• **EXTRACTED INFORMATION**:

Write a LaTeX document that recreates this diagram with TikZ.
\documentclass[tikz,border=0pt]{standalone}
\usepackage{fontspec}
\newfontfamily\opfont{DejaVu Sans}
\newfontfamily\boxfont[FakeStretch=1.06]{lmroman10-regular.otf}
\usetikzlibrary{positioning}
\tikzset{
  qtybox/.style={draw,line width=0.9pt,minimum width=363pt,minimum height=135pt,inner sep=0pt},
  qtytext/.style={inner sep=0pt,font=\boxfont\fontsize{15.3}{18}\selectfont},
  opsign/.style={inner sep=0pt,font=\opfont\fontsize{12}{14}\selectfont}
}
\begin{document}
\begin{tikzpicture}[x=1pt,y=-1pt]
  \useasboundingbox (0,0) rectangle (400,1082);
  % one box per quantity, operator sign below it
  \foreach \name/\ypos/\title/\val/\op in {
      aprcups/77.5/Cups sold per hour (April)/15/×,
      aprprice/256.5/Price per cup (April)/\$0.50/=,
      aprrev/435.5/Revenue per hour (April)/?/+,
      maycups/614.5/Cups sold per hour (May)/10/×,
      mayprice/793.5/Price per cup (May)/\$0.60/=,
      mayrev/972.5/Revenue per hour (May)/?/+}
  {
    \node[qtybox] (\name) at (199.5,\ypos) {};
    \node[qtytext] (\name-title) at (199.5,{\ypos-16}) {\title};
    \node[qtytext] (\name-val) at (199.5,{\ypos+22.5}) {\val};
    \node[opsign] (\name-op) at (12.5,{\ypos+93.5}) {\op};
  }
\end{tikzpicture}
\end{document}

---

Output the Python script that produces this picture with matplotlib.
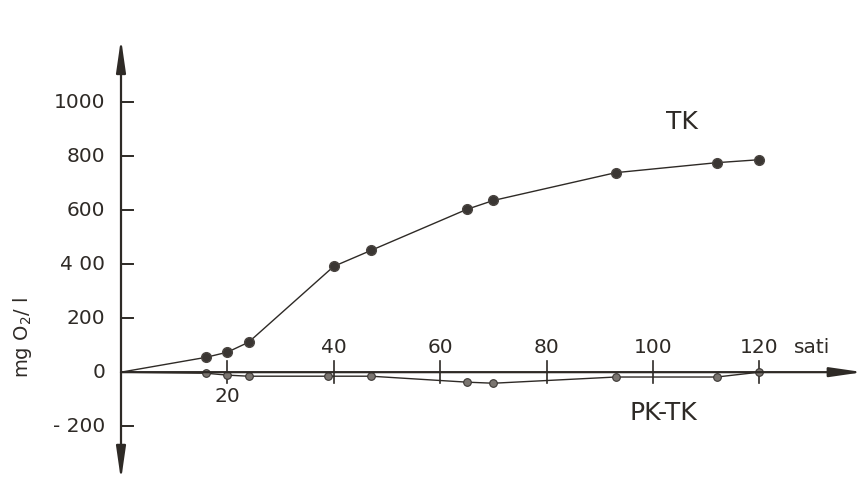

--

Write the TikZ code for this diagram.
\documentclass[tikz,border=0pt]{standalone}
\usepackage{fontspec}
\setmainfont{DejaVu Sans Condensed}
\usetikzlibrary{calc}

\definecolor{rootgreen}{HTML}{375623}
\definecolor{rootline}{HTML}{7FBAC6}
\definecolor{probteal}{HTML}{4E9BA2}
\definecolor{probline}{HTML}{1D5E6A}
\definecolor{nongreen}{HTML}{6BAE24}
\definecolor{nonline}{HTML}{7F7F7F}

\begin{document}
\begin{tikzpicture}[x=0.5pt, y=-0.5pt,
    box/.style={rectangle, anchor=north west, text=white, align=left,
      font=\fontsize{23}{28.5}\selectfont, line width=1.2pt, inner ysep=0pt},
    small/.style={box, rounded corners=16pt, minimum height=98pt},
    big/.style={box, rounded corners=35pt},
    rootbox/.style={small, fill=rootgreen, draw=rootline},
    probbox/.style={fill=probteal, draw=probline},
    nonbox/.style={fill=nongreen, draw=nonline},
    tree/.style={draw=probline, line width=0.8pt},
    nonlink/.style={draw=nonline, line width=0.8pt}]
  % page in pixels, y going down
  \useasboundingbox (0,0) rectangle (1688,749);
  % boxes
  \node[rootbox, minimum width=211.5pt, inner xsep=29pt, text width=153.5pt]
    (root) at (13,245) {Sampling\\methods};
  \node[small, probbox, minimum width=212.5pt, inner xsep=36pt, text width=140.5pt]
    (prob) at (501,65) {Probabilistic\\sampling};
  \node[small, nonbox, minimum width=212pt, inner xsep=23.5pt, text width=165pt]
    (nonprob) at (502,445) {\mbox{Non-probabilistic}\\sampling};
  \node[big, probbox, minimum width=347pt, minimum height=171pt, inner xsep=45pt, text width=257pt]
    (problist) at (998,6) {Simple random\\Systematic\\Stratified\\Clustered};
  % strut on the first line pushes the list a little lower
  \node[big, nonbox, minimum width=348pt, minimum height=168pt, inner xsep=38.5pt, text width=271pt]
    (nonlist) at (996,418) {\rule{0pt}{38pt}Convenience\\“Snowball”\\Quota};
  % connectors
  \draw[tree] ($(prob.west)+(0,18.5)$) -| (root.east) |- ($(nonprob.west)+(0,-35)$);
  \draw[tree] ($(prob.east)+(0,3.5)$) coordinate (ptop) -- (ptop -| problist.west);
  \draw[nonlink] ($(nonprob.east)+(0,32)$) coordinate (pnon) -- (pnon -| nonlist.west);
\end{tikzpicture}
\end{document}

• **EXERCISE**: Pull out all lines containing "that".

• **WRITTEN REPLY**:
Write a LaTeX document that recreates this diagram with TikZ.
Output the Python script that produces this picture with matplotlib.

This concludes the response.